People - 30.03.2016 - 00:00 

Rights and questions relating to working from home

Many companies allow their employees to work from home. But what are the rights and obligations of employees and employers? In his doctoral thesis, Pascal Domenig explored home office work from a legal perspective.

31 March 2016. Many companies give their employees the opportunity to work from home. Yet there are still no legal guidelines governing this form of working. Neither has the jurisdiction paid any particular attention to this flexible way of working so far. Pascal Domenig explored these issues in his doctoral thesis "Home-Office-Arbeit als besondere Erscheinungsform im Einzelarbeitsverhältnis".

Who is liable in the event of an accident?

With several years' professional experience as a lawyer and legal counsel, Domenig opted to produce his doctoral thesis on the topic of home offices. Who bears the costs when an employee works from home? Who is liable if an accident occurs while an employee is working from home? The employee, or the employer? The liability situation is different compared to working on the employer’s premises. At home, the employee carries out their professional activities in an environment that is primarily designed for personal use. "My thesis is the first to provide comprehensive answers to these and other questions relating to home office work," says Domenig.

Disruptions when working from home

As well as costs and liability, Domenig addressed the issue of disruptions. "If an employee working from home suffers a power cut, the employer is liable as long as the employee was not at fault," says Domenig. The same applies if the internet connection goes down. This is because, the employer is responsible for ensuring that the employee can complete their work from home. Although the employee is often responsible for setting up the required infrastructure, this in no way extends the scope of their legal responsibility. In fact, this is simply how the employer chooses to run their business.

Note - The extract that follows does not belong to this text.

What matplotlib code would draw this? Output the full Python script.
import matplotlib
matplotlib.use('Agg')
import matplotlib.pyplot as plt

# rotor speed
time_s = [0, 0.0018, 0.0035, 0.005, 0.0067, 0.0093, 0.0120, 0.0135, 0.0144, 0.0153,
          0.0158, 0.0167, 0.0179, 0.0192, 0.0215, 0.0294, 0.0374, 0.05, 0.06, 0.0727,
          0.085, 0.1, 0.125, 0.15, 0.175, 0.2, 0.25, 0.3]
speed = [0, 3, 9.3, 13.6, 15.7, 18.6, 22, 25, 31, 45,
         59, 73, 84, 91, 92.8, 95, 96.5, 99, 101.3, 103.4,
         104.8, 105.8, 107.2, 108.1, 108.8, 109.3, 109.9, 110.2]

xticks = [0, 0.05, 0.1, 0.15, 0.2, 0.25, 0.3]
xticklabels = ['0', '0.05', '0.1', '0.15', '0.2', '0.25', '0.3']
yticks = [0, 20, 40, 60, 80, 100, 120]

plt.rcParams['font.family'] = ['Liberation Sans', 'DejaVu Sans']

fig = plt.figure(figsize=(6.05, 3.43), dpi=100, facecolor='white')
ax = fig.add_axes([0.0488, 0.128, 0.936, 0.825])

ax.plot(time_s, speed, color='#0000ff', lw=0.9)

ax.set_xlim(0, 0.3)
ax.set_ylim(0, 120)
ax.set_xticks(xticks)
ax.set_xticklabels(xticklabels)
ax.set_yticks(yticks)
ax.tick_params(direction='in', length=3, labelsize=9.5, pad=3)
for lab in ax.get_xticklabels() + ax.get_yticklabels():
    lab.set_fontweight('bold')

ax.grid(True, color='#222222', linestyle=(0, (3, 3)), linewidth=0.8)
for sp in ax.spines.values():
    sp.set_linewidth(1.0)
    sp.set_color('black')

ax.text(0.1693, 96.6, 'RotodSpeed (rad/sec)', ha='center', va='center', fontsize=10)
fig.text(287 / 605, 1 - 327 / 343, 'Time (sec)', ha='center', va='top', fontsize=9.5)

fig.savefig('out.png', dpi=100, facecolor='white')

Doctoral thesis on legal matters relating to home offices

Matters become slightly more complicated when it comes to rules regarding cross-border workers. If the employee is resident in an EU or EFTA country, it is essential to record how many hours are spent working from home. In certain circumstances this may lead to a liability for social security tax in the employee's country of residence. "Provisions for home office work must therefore be stipulated in a contract," says Domenig, who summarised these findings in his doctoral thesis. This guide for businesses and employees not only clarifies legal issues relating working from home, it also includes a checklist, a sample employment contract and a home office policy.